During a question-and-answer session with Madalena Aspiras following her talk, Henning said she relied on a “shock and awe” file to help her write her book, which was published last year. The file held police reports and court files “that really caused me shock,” Henning said. “When I went to write the book, I looked at those and experienced some secondary trauma.”

“We should all do this and not become complicit and accept the day-to-day routine of the work we do,” Henning said. “We need to be alert. These are stories that need to be told.”

Asked by Aspiras to name some of the key takeaways she wants readers to hold onto from the book, Henning identified:

  • “Taking advantage of moments like this to learn about the plight that children of color are experiencing in this country.”
  • Checking our biases, especially “the way we see Black children and are afraid.”
  • Remembering that “everyone has a role wherever you sit,” including preachers, teachers and laypeople in “disrupting the criminalization of Black youth.”

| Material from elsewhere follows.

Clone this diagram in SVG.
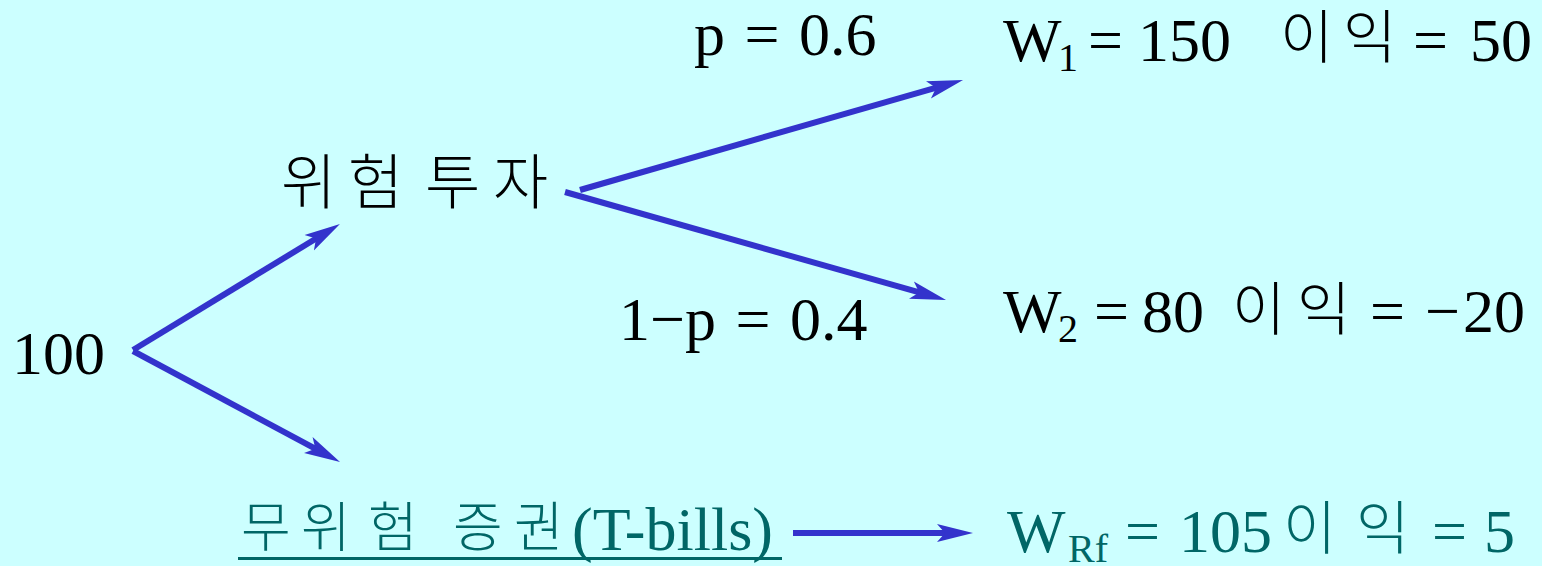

She also wants communities to “radically reduce the footprint of police in the lives of our children.”

“We have law enforcement in our schools because we bought into the false claim that they’re the only way to keep our schools safe.” Better to “adopt a holistic public health approach to school safety and public safety,” an approach “that is attentive to healthy mentoring relationships,” Henning said.

Asked about the role faith plays, Henning said it’s “100% what sustains me in this work.”

“Treating humans with dignity and respect arises from everything I learned from my faith,” she said. She suggested “getting proximate to the young people who are impacted” by becoming a mentor or tutoring them.

“See the joy and laughter of Black children,” she said. “If you take nothing else from this conversation, it’s that Black children are children too, and every single one of us has a role to play. Every single child in this country deserves at least one irrationally caring adult in their life, and children do even better with a team of irrationally caring adults.”